The world in which we currently practice is not the same one we knew five to 10 years ago. Insurers second-guess our decisions and create numerous hurdles for us to overcome before our patients can be treated. Government agencies are seeking ways to reduce healthcare expenditures and improve what they perceive as a lack of quality and consistency in healthcare delivery. These groups, as well as Congress and employers (who purchase benefits for their employees), have begun a concerted effort to grade rheumatologists on the basis of what they perceive to be quality and efficiency and then pay us according to those criteria.
Explore This IssueFebruary 2007
Recognizing these trends, the ACR has changed its priorities in the last several years, putting advocacy and practice support at the top of its goals.

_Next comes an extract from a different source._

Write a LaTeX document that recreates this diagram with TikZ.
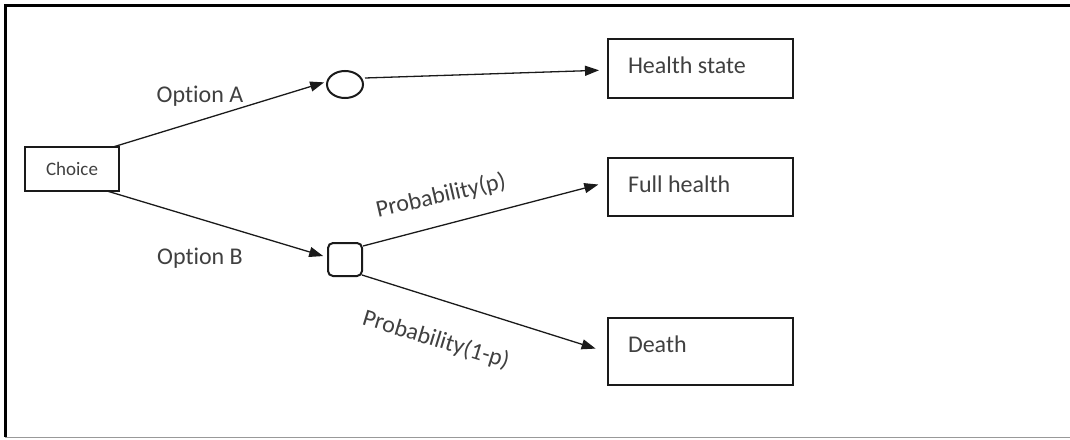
\documentclass[tikz,border=0pt]{standalone}
\usepackage{fontspec}
\setmainfont{Carlito}[Ligatures={NoCommon}]
\usetikzlibrary{arrows.meta,shapes.geometric}
\definecolor{ink}{HTML}{1A1A1A}
\definecolor{txt}{HTML}{404040}
\begin{document}
\begin{tikzpicture}[x=1pt,y=-1pt,
  every node/.style={inner sep=0pt,outer sep=0pt},
  statebox/.style={draw=ink,line width=2pt,rectangle,minimum width=185pt,anchor=north west},
  boxtext/.style={text=txt,font=\fontsize{24}{28}\selectfont,anchor=base west},
  edgetext/.style={text=txt,font=\fontsize{24}{28}\selectfont},
  link/.style={draw=ink,line width=1.3pt,-{Triangle[length=14pt,width=10pt]}}]
\useasboundingbox (0,0) rectangle (1070,439);
% outer frame
\draw[line width=3pt,black] (1072,5.5) -- (5,5.5) -- (5,437);
\draw[line width=1.5pt,black!40] (5,437.5) -- (1072,437.5);
% decision node
\node[draw=ink,line width=1.5pt,rectangle,minimum width=94pt,minimum height=44pt,anchor=north west,
      text=txt,font=\fontsize{19}{22}\selectfont] (choice) at (25,147) {Choice};
% chance nodes
\node[draw=ink,line width=2pt,ellipse,minimum width=36pt,minimum height=27pt] (circ) at (345,84.5) {};
\node[draw=ink,line width=2pt,rectangle,rounded corners=5pt,minimum width=34pt,minimum height=33pt] (sq) at (345,259.5) {};
% outcome boxes
\node[statebox,minimum height=59pt] (hs) at (608,39) {};
\node[statebox,minimum height=58pt] (fh) at (608,158) {};
\node[statebox,minimum height=67pt] (dt) at (608,318) {};
\node[boxtext] (hst) at ([xshift=20pt,yshift=-34pt]hs.north west) {Health state};
\node[boxtext] (fht) at ([xshift=20pt,yshift=-34pt]fh.north west) {Full health};
\node[boxtext] (dtt) at ([xshift=20pt,yshift=-34pt]dt.north west) {Death};
% branches
\draw[link,shorten >=3pt] ([xshift=-6pt]choice.north east) -- ([yshift=3pt]circ.west);
\draw[link,shorten >=5pt] ([xshift=-12pt]choice.south east) -- ([yshift=2pt]sq.west);
\draw[link,shorten >=9pt] ([xshift=2pt,yshift=6.5pt]circ.east) -- ([yshift=-1.5pt]hs.west);
\draw[link,shorten >=10pt] ([xshift=1pt,yshift=-3pt]sq.north east) -- ([yshift=5pt]fh.west);
\draw[link,shorten >=13pt] ([yshift=1pt]sq.south east) -- ([yshift=-1pt]dt.west);
% branch labels
\node[edgetext] (la) at (200,96) {Option A};
\node[edgetext] (lb) at (200,258) {Option B};
\node[edgetext,rotate=13] (lp) at (441,196) {Probability(p)};
\node[edgetext,rotate=-17] (lq) at (436,340) {Probability(1-p)};
\end{tikzpicture}
\end{document}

In November 2004, the Regional Advisory Council (RAC) was formed as a subcommittee of the ACR Committee on Rheumatologic Care. Ten RAC advisors assist physicians across the country. The ACR also hired two professional coders to help members resolve coding and insurance questions. The RAC’s mission is to advocate on behalf of ACR members on local and regional issues, serve as a two-way communication link between the ACR and its members, and facilitate the advocacy efforts of state societies and individual practitioners.

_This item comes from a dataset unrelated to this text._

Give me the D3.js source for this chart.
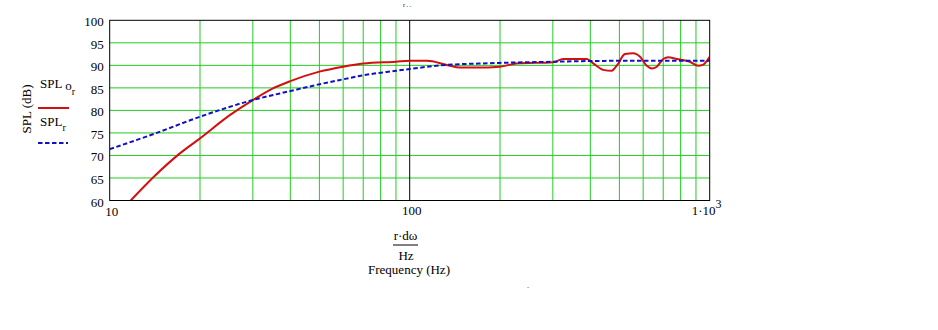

Since 2005 RAC has developed several lines of communication with members. RAC advisors, members of the ACR board of directors, and others have given presentations on ACR activities to state societies throughout the United States. Our coders have given numerous CME talks on coding and reimbursement at state society meetings, and will do so again in 2007. RAC initiated regional list serves for physicians and one list serve for office managers so that problems can be shared and solutions provided by ACR staff and others.

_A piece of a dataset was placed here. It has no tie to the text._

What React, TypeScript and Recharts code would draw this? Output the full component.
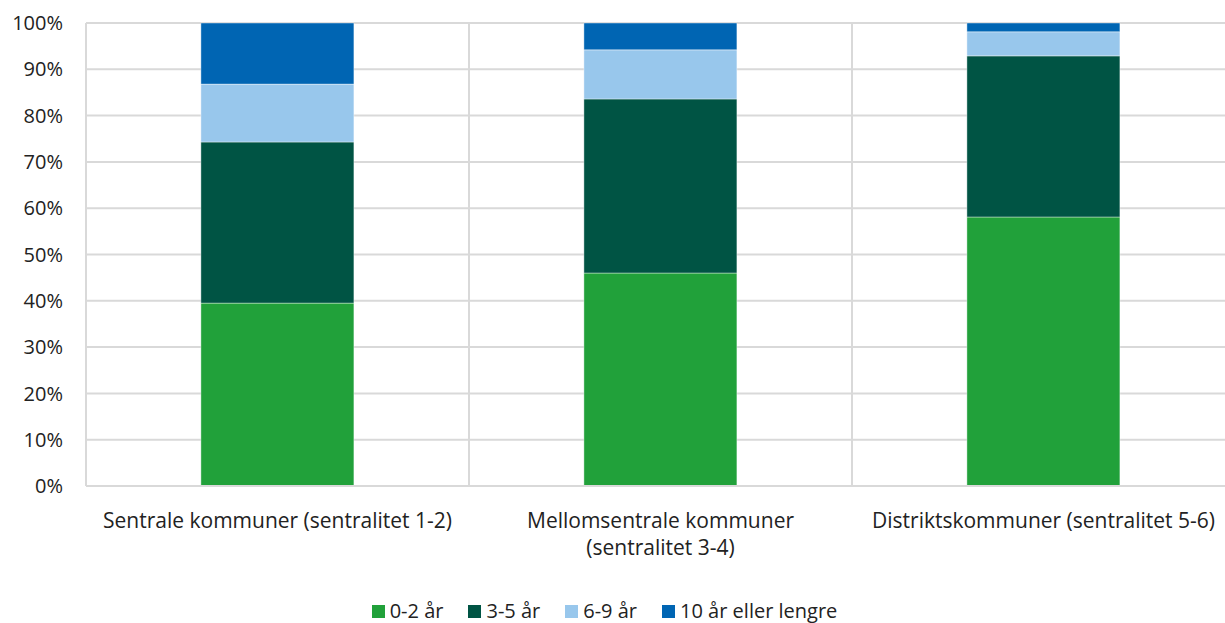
import React from "react";
import {
  BarChart,
  Bar,
  XAxis,
  YAxis,
  CartesianGrid,
} from "recharts";

const categories = [
  "Sentrale kommuner (sentralitet 1-2)",
  "Mellomsentrale kommuner\n(sentralitet 3-4)",
  "Distriktskommuner (sentralitet 5-6)",
];
const seriesNames = ["0-2 år", "3-5 år", "6-9 år", "10 år eller lengre"];
const colors = ["#21a13a", "#005444", "#98c7ec", "#0065b3"];
const share02 = [39.5, 46.0, 58.1];
const share35 = [34.8, 37.6, 34.8];
const share69 = [12.5, 10.6, 5.2];
const share10 = [13.2, 5.8, 1.9];
const yTicks = [0, 10, 20, 30, 40, 50, 60, 70, 80, 90, 100];

const seriesValues = [share02, share35, share69, share10];
const data = categories.map((name, i) => {
  const row: Record<string, any> = { name };
  seriesNames.forEach((s, j) => {
    row[s] = seriesValues[j][i];
  });
  return row;
});

const FONT = "'Open Sans', sans-serif";
const TEXT = "#222222";
const GRID = "#d9d9d9";

const CategoryTick = (props: any) => {
  const { x, y, payload } = props;
  const lines = String(payload.value).split("\n");
  return (
    <g transform={`translate(${x},${y})`}>
      {lines.map((line, i) => (
        <text
          key={i}
          x={0}
          y={0}
          dy={34 + i * 27}
          textAnchor="middle"
          fill={TEXT}
          fontSize={21}
          fontFamily={FONT}
        >
          {line}
        </text>
      ))}
    </g>
  );
};

const App = () => {
  return (
    <div
      style={{
        position: "absolute",
        left: 0,
        top: 0,
        width: 1225,
        height: 623,
        overflow: "hidden",
        background: "#fff",
      }}
    >
      <BarChart
        width={1240}
        height={623}
        data={data}
        margin={{ top: 23, right: 5, left: 0, bottom: 0 }}
        barCategoryGap="30%"
      >
        <CartesianGrid
          stroke={GRID}
          strokeWidth={2}
          verticalCoordinatesGenerator={({ offset }: any) =>
            [0, 1, 2, 3].map(
              (k) => offset.left + (offset.width * k) / categories.length
            )
          }
        />
        <XAxis
          dataKey="name"
          height={137}
          interval={0}
          axisLine={{ stroke: GRID, strokeWidth: 2 }}
          tickLine={false}
          tick={<CategoryTick />}
        />
        <YAxis
          width={86}
          domain={[0, 100]}
          ticks={yTicks}
          interval={0}
          axisLine={{ stroke: GRID, strokeWidth: 2 }}
          tickLine={false}
          tickSize={0}
          tickMargin={23}
          tickFormatter={(v: number) => `${v}%`}
          tick={{ fill: TEXT, fontSize: 20, fontFamily: FONT }}
        />
        {seriesNames.map((s, j) => (
          <Bar
            key={s}
            dataKey={s}
            stackId="a"
            fill={colors[j]}
            stroke="#ffffff"
            strokeOpacity={0.4}
            strokeWidth={1}
            isAnimationActive={false}
          />
        ))}
      </BarChart>
      <div
        style={{
          position: "absolute",
          left: 0,
          top: 598,
          width: 1209,
          paddingRight: 16,
          display: "flex",
          justifyContent: "center",
          fontFamily: FONT,
          fontSize: 20,
          color: TEXT,
          lineHeight: "26px",
        }}
      >
        {seriesNames.map((s, j) => (
          <div
            key={s}
            style={{ display: "flex", alignItems: "center", marginRight: j < seriesNames.length - 1 ? 25 : 0 }}
          >
            <span
              style={{
                display: "inline-block",
                width: 13,
                height: 13,
                background: colors[j],
                marginRight: 5,
              }}
            />
            <span>{s}</span>
          </div>
        ))}
      </div>
    </div>
  );
};

export default App;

RAC has been in continuous dialogue with the Physicians Regulatory Issues Team of Centers for Medicare & Medicaid Services (CMS) along several issues—most significantly the confusion about drugs that can be covered by either Part D or B of Medicare. The ACR has challenged the continued preauthorization requests by insurers for drugs such as methotrexate, azothioprine, and prednisone. CMS has agreed to allow these drugs to be covered by Medicare if the diagnosis and “Part D” are written on the script. Although not an ideal solution to the problem, it will eliminate countless hours of frustration and staff time spent handling these issues. Some insurers and pharmacists have been slow to adopt this system, but RAC representatives continue to speak with CMS about ongoing problems and the agency has resolved to fix any that we bring to their attention.